Each line that contains the word "chart" counts once; give the total for the records below and nothing else.

Supplied material:
(begin)
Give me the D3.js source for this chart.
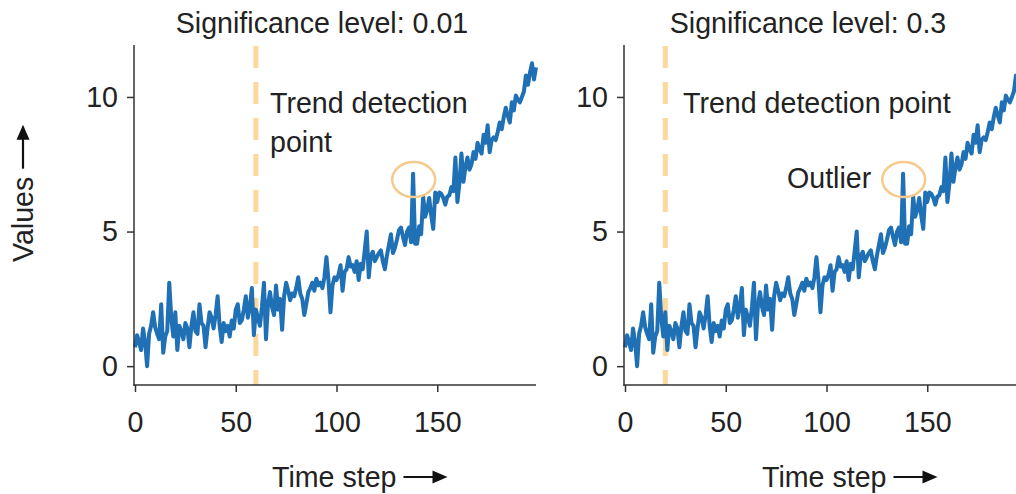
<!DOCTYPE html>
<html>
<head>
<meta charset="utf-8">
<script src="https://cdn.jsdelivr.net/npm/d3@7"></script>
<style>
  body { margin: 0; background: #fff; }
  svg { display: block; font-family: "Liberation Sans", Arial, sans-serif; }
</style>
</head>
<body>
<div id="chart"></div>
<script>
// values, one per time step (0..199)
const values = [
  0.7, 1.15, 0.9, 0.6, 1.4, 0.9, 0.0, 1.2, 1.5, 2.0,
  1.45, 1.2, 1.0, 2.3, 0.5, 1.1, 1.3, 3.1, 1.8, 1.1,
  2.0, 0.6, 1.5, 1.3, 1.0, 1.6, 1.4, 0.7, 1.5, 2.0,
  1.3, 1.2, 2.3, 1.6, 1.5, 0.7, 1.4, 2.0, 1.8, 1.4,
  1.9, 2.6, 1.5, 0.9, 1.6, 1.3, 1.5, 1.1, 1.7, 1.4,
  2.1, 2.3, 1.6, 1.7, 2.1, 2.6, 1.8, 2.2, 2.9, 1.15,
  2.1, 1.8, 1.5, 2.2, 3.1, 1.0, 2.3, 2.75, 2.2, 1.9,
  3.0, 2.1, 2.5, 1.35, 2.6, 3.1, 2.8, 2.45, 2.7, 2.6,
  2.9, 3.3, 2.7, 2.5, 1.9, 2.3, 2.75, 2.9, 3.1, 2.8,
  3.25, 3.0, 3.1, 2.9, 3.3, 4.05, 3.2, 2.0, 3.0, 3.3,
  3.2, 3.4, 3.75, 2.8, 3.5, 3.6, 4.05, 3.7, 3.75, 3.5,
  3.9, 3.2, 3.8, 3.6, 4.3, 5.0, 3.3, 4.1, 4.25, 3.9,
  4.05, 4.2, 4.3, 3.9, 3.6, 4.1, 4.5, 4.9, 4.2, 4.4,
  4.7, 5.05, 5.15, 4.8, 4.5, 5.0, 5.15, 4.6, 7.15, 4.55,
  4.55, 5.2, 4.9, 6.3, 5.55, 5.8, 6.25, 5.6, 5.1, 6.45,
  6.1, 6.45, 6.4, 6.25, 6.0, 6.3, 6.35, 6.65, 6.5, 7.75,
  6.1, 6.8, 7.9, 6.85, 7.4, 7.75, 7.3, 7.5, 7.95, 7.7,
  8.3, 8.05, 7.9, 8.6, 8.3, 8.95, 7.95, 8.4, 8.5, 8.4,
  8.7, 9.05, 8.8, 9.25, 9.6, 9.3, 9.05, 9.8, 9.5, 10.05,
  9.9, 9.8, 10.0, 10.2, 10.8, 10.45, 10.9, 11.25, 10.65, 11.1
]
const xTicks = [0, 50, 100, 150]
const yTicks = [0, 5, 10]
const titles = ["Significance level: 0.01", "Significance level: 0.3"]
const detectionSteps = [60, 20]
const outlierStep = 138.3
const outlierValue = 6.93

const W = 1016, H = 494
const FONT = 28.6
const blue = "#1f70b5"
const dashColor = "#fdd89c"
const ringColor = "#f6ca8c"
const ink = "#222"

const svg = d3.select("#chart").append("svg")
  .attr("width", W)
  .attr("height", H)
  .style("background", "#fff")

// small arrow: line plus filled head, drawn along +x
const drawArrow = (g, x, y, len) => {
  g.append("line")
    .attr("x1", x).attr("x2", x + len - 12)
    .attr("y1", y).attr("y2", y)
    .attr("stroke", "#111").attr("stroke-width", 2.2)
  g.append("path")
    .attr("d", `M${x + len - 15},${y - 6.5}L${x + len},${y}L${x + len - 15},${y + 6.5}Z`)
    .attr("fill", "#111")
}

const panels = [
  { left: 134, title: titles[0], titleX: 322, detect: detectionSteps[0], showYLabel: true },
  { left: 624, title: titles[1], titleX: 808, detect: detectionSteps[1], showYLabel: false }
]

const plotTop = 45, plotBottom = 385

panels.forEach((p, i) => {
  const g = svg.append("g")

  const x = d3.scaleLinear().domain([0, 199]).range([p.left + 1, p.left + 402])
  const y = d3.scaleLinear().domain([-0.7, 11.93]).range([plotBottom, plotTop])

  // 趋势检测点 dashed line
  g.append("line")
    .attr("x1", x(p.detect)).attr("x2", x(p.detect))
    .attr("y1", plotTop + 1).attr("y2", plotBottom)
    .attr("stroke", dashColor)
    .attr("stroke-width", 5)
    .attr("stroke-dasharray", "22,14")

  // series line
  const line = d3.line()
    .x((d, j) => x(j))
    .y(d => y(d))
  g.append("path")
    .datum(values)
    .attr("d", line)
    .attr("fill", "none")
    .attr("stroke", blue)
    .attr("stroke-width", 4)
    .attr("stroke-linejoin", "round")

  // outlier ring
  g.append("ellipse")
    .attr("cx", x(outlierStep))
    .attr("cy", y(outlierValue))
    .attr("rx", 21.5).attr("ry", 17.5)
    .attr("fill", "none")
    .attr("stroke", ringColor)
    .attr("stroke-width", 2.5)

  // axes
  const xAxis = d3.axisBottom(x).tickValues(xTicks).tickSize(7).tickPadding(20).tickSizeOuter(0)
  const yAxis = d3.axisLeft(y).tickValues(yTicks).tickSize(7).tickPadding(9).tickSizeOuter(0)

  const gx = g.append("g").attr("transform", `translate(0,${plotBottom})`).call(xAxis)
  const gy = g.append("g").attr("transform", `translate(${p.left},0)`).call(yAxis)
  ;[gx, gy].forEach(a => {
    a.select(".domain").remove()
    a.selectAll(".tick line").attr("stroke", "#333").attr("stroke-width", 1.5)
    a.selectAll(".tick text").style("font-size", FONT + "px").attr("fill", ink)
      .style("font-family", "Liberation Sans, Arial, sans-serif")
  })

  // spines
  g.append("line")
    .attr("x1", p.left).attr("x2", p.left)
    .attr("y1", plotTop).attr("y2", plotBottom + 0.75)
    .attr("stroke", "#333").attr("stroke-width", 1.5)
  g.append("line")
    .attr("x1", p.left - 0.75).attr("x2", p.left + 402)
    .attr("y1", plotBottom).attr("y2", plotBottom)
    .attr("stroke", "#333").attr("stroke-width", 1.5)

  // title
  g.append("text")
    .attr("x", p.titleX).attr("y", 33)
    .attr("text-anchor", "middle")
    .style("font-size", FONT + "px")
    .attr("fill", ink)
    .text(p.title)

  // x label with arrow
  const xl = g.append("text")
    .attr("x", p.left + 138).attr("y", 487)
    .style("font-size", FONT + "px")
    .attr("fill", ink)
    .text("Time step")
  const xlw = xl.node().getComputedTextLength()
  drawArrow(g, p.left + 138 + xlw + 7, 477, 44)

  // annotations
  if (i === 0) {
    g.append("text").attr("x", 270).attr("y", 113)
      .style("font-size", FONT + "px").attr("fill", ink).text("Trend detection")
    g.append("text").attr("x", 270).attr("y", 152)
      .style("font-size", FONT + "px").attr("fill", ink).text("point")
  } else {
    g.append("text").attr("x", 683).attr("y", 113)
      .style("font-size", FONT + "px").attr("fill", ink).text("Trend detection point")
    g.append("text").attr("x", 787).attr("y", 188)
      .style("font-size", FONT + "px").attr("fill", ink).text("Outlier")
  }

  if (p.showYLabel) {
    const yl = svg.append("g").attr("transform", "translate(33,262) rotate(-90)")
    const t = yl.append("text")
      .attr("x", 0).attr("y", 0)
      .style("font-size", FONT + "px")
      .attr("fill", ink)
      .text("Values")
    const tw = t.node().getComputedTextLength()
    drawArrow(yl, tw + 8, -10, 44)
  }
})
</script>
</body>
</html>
(end)
(begin)
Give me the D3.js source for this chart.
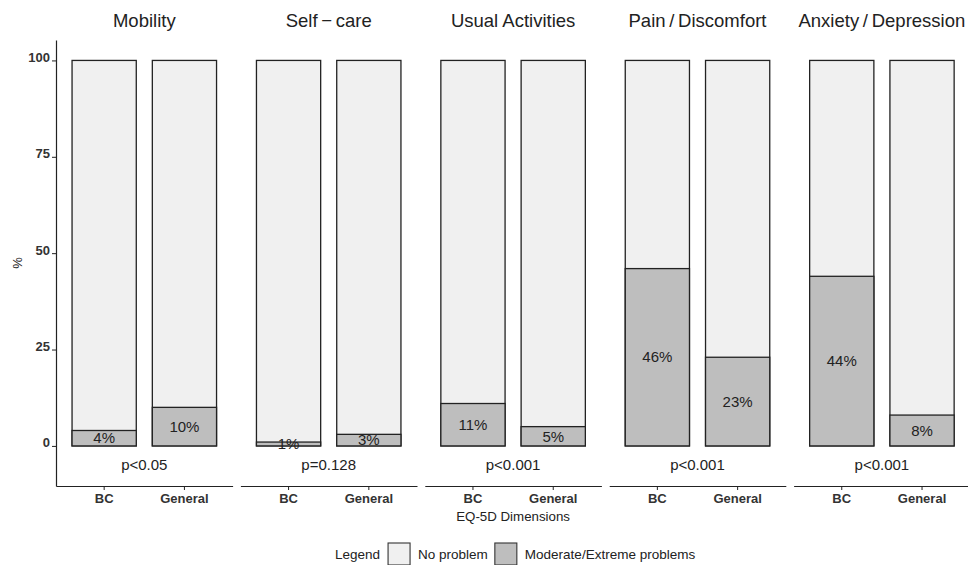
(end)
The output: 4